You can use the Test Classification feature to ensure each document type is properly trained to classify and separate multiple pages or multiple documents within a single uploaded file. All files are processed according to the settings in the batch class. All plugins required for the DOCUMENT_ASSEMBLER to execute a particular configuration must be present in the batch class workflow. Classification will default to the option selected in the DOCUMENT_ASSEMBLER plugin.

Perform test classification

To test document type classification:

  1. From the Batch Class Management screen, select your batch class and click Open.
  2. Go to Document Types.
  3. Click Upload Test Classification Files.
  4. Select your test classification files and click Open.

    This will upload the files to Transact.

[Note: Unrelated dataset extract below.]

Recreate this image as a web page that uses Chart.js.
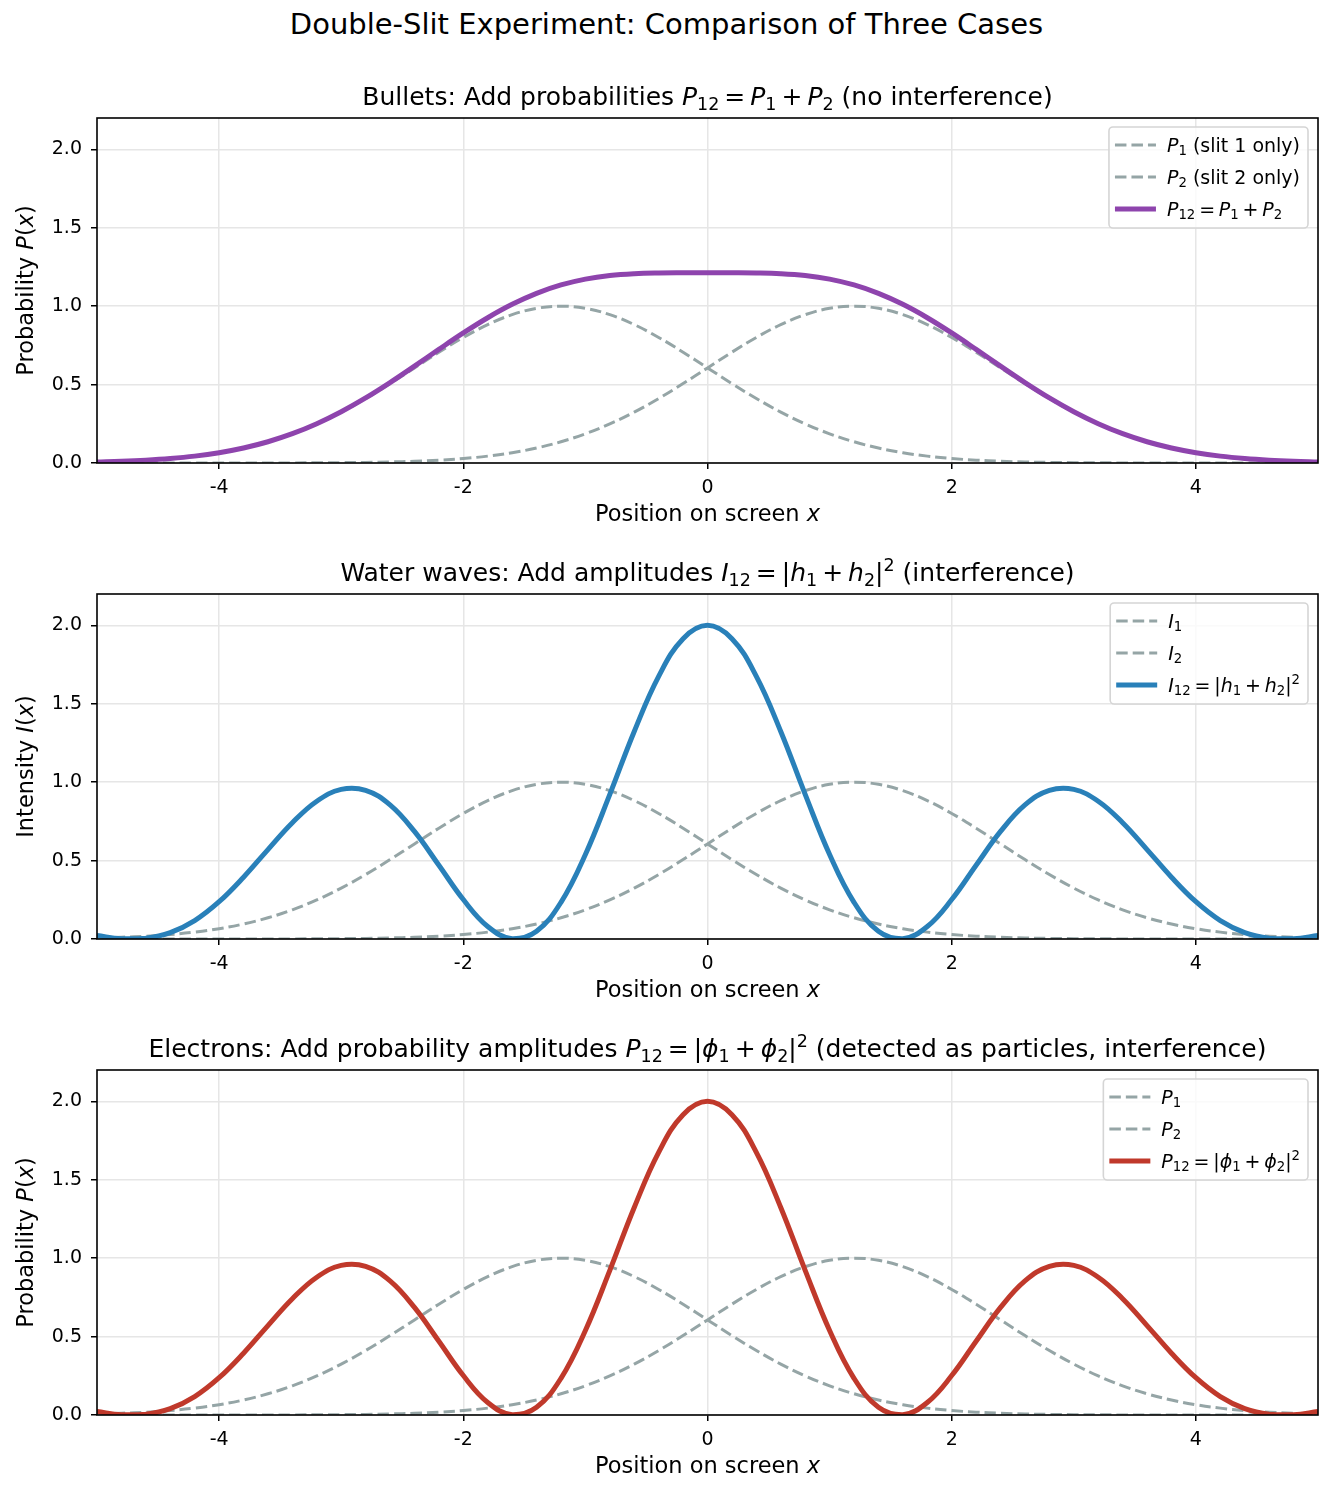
<!DOCTYPE html>
<html>
<head>
<meta charset="utf-8">
<script src="https://cdn.jsdelivr.net/npm/chart.js@4.4.1/dist/chart.umd.min.js"></script>
<style>
  body { margin: 0; background: #fff; }
  #wrap { position: relative; width: 1333px; height: 1498px; overflow: hidden; }
  h1 {
    position: absolute; left: 0; top: 7px; width: 1333px; margin: 0;
    text-align: center; font: normal 29px 'DejaVu Sans', sans-serif; line-height: 34px; color: #000;
  }
  canvas { position: absolute; left: 0; }
</style>
</head>
<body>
<div id="wrap">
  <h1>Double-Slit Experiment: Comparison of Three Cases</h1>
  <canvas id="c0" width="1333" height="476" style="top:70px"></canvas>
  <canvas id="c1" width="1333" height="476" style="top:546px"></canvas>
  <canvas id="c2" width="1333" height="476" style="top:1022px"></canvas>
</div>
<script>
// screen positions, step 0.2
const xs = [-5.0, -4.8, -4.6, -4.4, -4.2, -4.0, -3.8, -3.6, -3.4, -3.2,
  -3.0, -2.8, -2.6, -2.4, -2.2, -2.0, -1.8, -1.6, -1.4, -1.2,
  -1.0, -0.8, -0.6, -0.4, -0.2, 0.0, 0.2, 0.4, 0.6, 0.8,
  1.0, 1.2, 1.4, 1.6, 1.8, 2.0, 2.2, 2.4, 2.6, 2.8,
  3.0, 3.2, 3.4, 3.6, 3.8, 4.0, 4.2, 4.4, 4.6, 4.8, 5.0];

// single slit curves (same in all three panels)
const slit1 = [0.0066, 0.0111, 0.0181, 0.0286, 0.0439, 0.0657, 0.0956, 0.1353, 0.1863, 0.2494,
  0.3247, 0.4111, 0.5063, 0.6065, 0.7066, 0.8007, 0.8825, 0.9460, 0.9862, 1.0000,
  0.9862, 0.9460, 0.8825, 0.8007, 0.7066, 0.6065, 0.5063, 0.4111, 0.3247, 0.2494,
  0.1863, 0.1353, 0.0956, 0.0657, 0.0439, 0.0286, 0.0181, 0.0111, 0.0066, 0.0039,
  0.0022, 0.0012, 0.0006, 0.0003, 0.0002, 0.0001, 0.0000, 0.0000, 0.0000, 0.0000, 0.0000];
const slit2 = [0.0000, 0.0000, 0.0000, 0.0000, 0.0000, 0.0001, 0.0002, 0.0003, 0.0006, 0.0012,
  0.0022, 0.0039, 0.0066, 0.0111, 0.0181, 0.0286, 0.0439, 0.0657, 0.0956, 0.1353,
  0.1863, 0.2494, 0.3247, 0.4111, 0.5063, 0.6065, 0.7066, 0.8007, 0.8825, 0.9460,
  0.9862, 1.0000, 0.9862, 0.9460, 0.8825, 0.8007, 0.7066, 0.6065, 0.5063, 0.4111,
  0.3247, 0.2494, 0.1863, 0.1353, 0.0956, 0.0657, 0.0439, 0.0286, 0.0181, 0.0111, 0.0066];

const bullets = [0.0066, 0.0111, 0.0181, 0.0286, 0.0439, 0.0658, 0.0958, 0.1356, 0.1869, 0.2506,
  0.3269, 0.4150, 0.5129, 0.6176, 0.7247, 0.8293, 0.9264, 1.0117, 1.0818, 1.1353,
  1.1725, 1.1954, 1.2072, 1.2118, 1.2129, 1.2130, 1.2129, 1.2118, 1.2072, 1.1954,
  1.1725, 1.1353, 1.0818, 1.0117, 0.9264, 0.8293, 0.7247, 0.6176, 0.5129, 0.4150,
  0.3269, 0.2506, 0.1869, 0.1356, 0.0958, 0.0658, 0.0439, 0.0286, 0.0181, 0.0111, 0.0066];

const waves = [0.0218, 0.0024, 0.0046, 0.0401, 0.1172, 0.2376, 0.3941, 0.5703, 0.7415, 0.8786,
  0.9542, 0.9482, 0.8551, 0.6860, 0.4703, 0.2515, 0.0797, 0.0014, 0.0494, 0.2340,
  0.5390, 0.9224, 1.3237, 1.6751, 1.9149, 2.0000, 1.9149, 1.6751, 1.3237, 0.9224,
  0.5390, 0.2340, 0.0494, 0.0014, 0.0797, 0.2515, 0.4703, 0.6860, 0.8551, 0.9482,
  0.9542, 0.8786, 0.7415, 0.5703, 0.3941, 0.2376, 0.1172, 0.0401, 0.0046, 0.0024, 0.0218];

const electrons = [0.0218, 0.0024, 0.0046, 0.0401, 0.1172, 0.2376, 0.3941, 0.5703, 0.7415, 0.8786,
  0.9542, 0.9482, 0.8551, 0.6860, 0.4703, 0.2515, 0.0797, 0.0014, 0.0494, 0.2340,
  0.5390, 0.9224, 1.3237, 1.6751, 1.9149, 2.0000, 1.9149, 1.6751, 1.3237, 0.9224,
  0.5390, 0.2340, 0.0494, 0.0014, 0.0797, 0.2515, 0.4703, 0.6860, 0.8551, 0.9482,
  0.9542, 0.8786, 0.7415, 0.5703, 0.3941, 0.2376, 0.1172, 0.0401, 0.0046, 0.0024, 0.0218];

const xTicks = [-4, -2, 0, 2, 4];
const yTicks = [0, 0.5, 1.0, 1.5, 2.0];

const FAMILY = "'DejaVu Sans', sans-serif";
const GREY = '#95a5a6';
const TICK_SIZE = 19;
const LABEL_SIZE = 22.5;
const TITLE_SIZE = 25;
const LEGEND_SIZE = 19;
const EQ = '\u2009=\u2009';
const PLUS = '\u2009+\u2009';

// little rich-text pieces: normal, italic, subscript, superscript
const n = t => ({ t });
const it = t => ({ t, it: true });
const sub = t => ({ t, sub: true });
const sup = t => ({ t, sup: true });

function segFont(s, size) {
  const sz = (s.sub || s.sup) ? size * 0.7 : size;
  return (s.it ? 'italic ' : '') + sz + 'px ' + FAMILY;
}

function richWidth(ctx, segs, size) {
  let w = 0;
  for (const s of segs) {
    ctx.font = segFont(s, size);
    w += ctx.measureText(s.t).width;
  }
  return w;
}

function drawRich(ctx, segs, x, y, size, align) {
  let cx = align === 'center' ? x - richWidth(ctx, segs, size) / 2 : x;
  ctx.textAlign = 'left';
  ctx.textBaseline = 'alphabetic';
  ctx.fillStyle = '#000';
  for (const s of segs) {
    ctx.font = segFont(s, size);
    const dy = s.sub ? size * 0.2 : s.sup ? -size * 0.42 : 0;
    ctx.fillText(s.t, cx, y + dy);
    cx += ctx.measureText(s.t).width;
  }
}

const panels = [
  {
    id: 'c0',
    main: bullets,
    color: '#8e44ad',
    title: [n('Bullets: Add probabilities '), it('P'), sub('12'), n(EQ), it('P'), sub('1'),
      n(PLUS), it('P'), sub('2'), n(' (no interference)')],
    ylabel: [n('Probability '), it('P'), n('('), it('x'), n(')')],
    legend: [
      [it('P'), sub('1'), n(' (slit 1 only)')],
      [it('P'), sub('2'), n(' (slit 2 only)')],
      [it('P'), sub('12'), n(EQ), it('P'), sub('1'), n(PLUS), it('P'), sub('2')]
    ]
  },
  {
    id: 'c1',
    main: waves,
    color: '#2980b9',
    title: [n('Water waves: Add amplitudes '), it('I'), sub('12'), n(EQ + '|'), it('h'), sub('1'),
      n(PLUS), it('h'), sub('2'), n('|'), sup('2'), n(' (interference)')],
    ylabel: [n('Intensity '), it('I'), n('('), it('x'), n(')')],
    legend: [
      [it('I'), sub('1')],
      [it('I'), sub('2')],
      [it('I'), sub('12'), n(EQ + '|'), it('h'), sub('1'), n(PLUS), it('h'), sub('2'), n('|'), sup('2')]
    ]
  },
  {
    id: 'c2',
    main: electrons,
    color: '#c0392b',
    title: [n('Electrons: Add probability amplitudes '), it('P'), sub('12'), n(EQ + '|'), it('ϕ'), sub('1'),
      n(PLUS), it('ϕ'), sub('2'), n('|'), sup('2'), n(' (detected as particles, interference)')],
    ylabel: [n('Probability '), it('P'), n('('), it('x'), n(')')],
    legend: [
      [it('P'), sub('1')],
      [it('P'), sub('2')],
      [it('P'), sub('12'), n(EQ + '|'), it('ϕ'), sub('1'), n(PLUS), it('ϕ'), sub('2'), n('|'), sup('2')]
    ]
  }
];

function points(ys) {
  return xs.map((x, i) => ({ x: x, y: ys[i] }));
}

function roundRect(ctx, x, y, w, h, r) {
  ctx.beginPath();
  ctx.moveTo(x + r, y);
  ctx.arcTo(x + w, y, x + w, y + h, r);
  ctx.arcTo(x + w, y + h, x, y + h, r);
  ctx.arcTo(x, y + h, x, y, r);
  ctx.arcTo(x, y, x + w, y, r);
  ctx.closePath();
}

// frame, legend box and mixed-style texts
const decor = {
  id: 'decor',
  afterDatasetsDraw(chart) {
    const ctx = chart.ctx;
    const a = chart.chartArea;
    const p = chart.options.plugins.decor;
    ctx.save();
    ctx.strokeStyle = '#000';
    ctx.lineWidth = 1.6;
    ctx.setLineDash([]);
    ctx.strokeRect(a.left, a.top, a.right - a.left, a.bottom - a.top);

    // legend
    const handles = [
      { color: GREY, w: 3, dash: [11.5, 5] },
      { color: GREY, w: 3, dash: [11.5, 5] },
      { color: p.color, w: 5, dash: [] }
    ];
    const tw = Math.max(...p.legend.map(l => richWidth(ctx, l, LEGEND_SIZE)));
    const boxW = 58 + tw + 8;
    const right = a.right - 10;
    const left = right - boxW;
    const top = a.top + 9;
    roundRect(ctx, left, top, boxW, 101, 4);
    ctx.fillStyle = 'rgba(255,255,255,0.8)';
    ctx.fill();
    ctx.strokeStyle = '#d5d5d5';
    ctx.lineWidth = 1.6;
    ctx.stroke();
    p.legend.forEach((l, i) => {
      const cy = top + 18 + i * 32;
      const h = handles[i];
      ctx.beginPath();
      ctx.setLineDash(h.dash);
      ctx.lineWidth = h.w;
      ctx.strokeStyle = h.color;
      ctx.moveTo(left + 6, cy);
      ctx.lineTo(left + 47, cy);
      ctx.stroke();
      ctx.setLineDash([]);
      drawRich(ctx, l, left + 58, cy + LEGEND_SIZE * 0.35, LEGEND_SIZE, 'left');
    });

    // titles
    const midX = (a.left + a.right) / 2;
    drawRich(ctx, p.title, midX, 35, TITLE_SIZE, 'center');
    drawRich(ctx, [n('Position on screen '), it('x')], midX, 451, LABEL_SIZE, 'center');
    ctx.translate(33, (a.top + a.bottom) / 2);
    ctx.rotate(-Math.PI / 2);
    drawRich(ctx, p.ylabel, 0, 0, LABEL_SIZE, 'center');
    ctx.restore();
  }
};

panels.forEach(p => {
  new Chart(document.getElementById(p.id), {
    type: 'line',
    data: {
      datasets: [
        { data: points(p.main), borderColor: p.color, borderWidth: 5, order: 0 },
        { data: points(slit1), borderColor: GREY, borderWidth: 3, borderDash: [11.5, 5], order: 1 },
        { data: points(slit2), borderColor: GREY, borderWidth: 3, borderDash: [11.5, 5], order: 2 }
      ]
    },
    options: {
      responsive: false,
      animation: false,
      devicePixelRatio: 1,
      elements: {
        point: { radius: 0 },
        line: { tension: 0.4, fill: false, borderCapStyle: 'butt', borderJoinStyle: 'round' }
      },
      layout: { padding: { left: 0, right: 15, top: 48, bottom: 0 } },
      plugins: {
        legend: { display: false },
        tooltip: { enabled: false },
        decor: { title: p.title, ylabel: p.ylabel, legend: p.legend, color: p.color }
      },
      scales: {
        x: {
          type: 'linear',
          min: -5,
          max: 5,
          afterBuildTicks: s => { s.ticks = xTicks.map(v => ({ value: v })); },
          afterFit: s => { s.height = 83; },
          border: { display: false },
          grid: { color: '#e6e6e6', lineWidth: 1.5, tickLength: 6, tickColor: '#000', tickWidth: 1.5 },
          ticks: {
            color: '#000', padding: 8, maxRotation: 0,
            font: { family: FAMILY, size: TICK_SIZE },
            callback: v => String(v)
          }
        },
        y: {
          min: 0,
          max: 2.2,
          afterBuildTicks: s => { s.ticks = yTicks.map(v => ({ value: v })); },
          afterFit: s => { s.width = 97; },
          border: { display: false },
          grid: { color: '#e6e6e6', lineWidth: 1.5, tickLength: 6, tickColor: '#000', tickWidth: 1.5 },
          ticks: {
            color: '#000', padding: 9,
            font: { family: FAMILY, size: TICK_SIZE },
            callback: v => v.toFixed(1)
          }
        }
      }
    },
    plugins: [decor]
  });
});
</script>
</body>
</html>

  5. Click Test Classification.
  6. Enable or disable Workflow according to your requirements.
    • ON: Classification Types are disabled and test classification results are generated using the batch class configurations. This is the default option.

    • OFF: Results are generated based on the selected Classification Types.

  7. Click Classify.
  8. Review the results to verify that each document type has been separated correctly. Transact highlights the document or page rows where the confidence is lower than the confidence threshold for the document. This indicates a document that requires manual validation in the Review or Validate modules.

    The classification results are shown in a tabular form with the following details about the input images:

    • Classification Type: The type of classification performed on the set of inputs.

    • Document Type: The type of document classified for this input page.

    • Document Identifier: The identifier of the document classified.

    • Document Confidence: The confidence value for this document generated.

    • Page Name: The name of the page is given as input for classification.

    • Page Identifier: The identifier of the page in accordance with the inputs provided.

    • Page Classification: The classification done for the page. This contains the name of the document type for which the image is classified with the name of the page type such as FIRST_PAGE, MIDDLE_PAGE or LAST_PAGE.

    • Page Confidence: The confidence generated for this page after classification.

    • Classification Sample: The name of the classification/learned file name from the lucene-search-classification-sample folders. This value is only populated in the case of Search Classification. For all other classification methods, it is set as "NA".

  9. If required, click Download to download the resulting batch.xml structured output, which contains all details of processing.

    To remove all input files and the results generated from test-classification-folder, click Clear.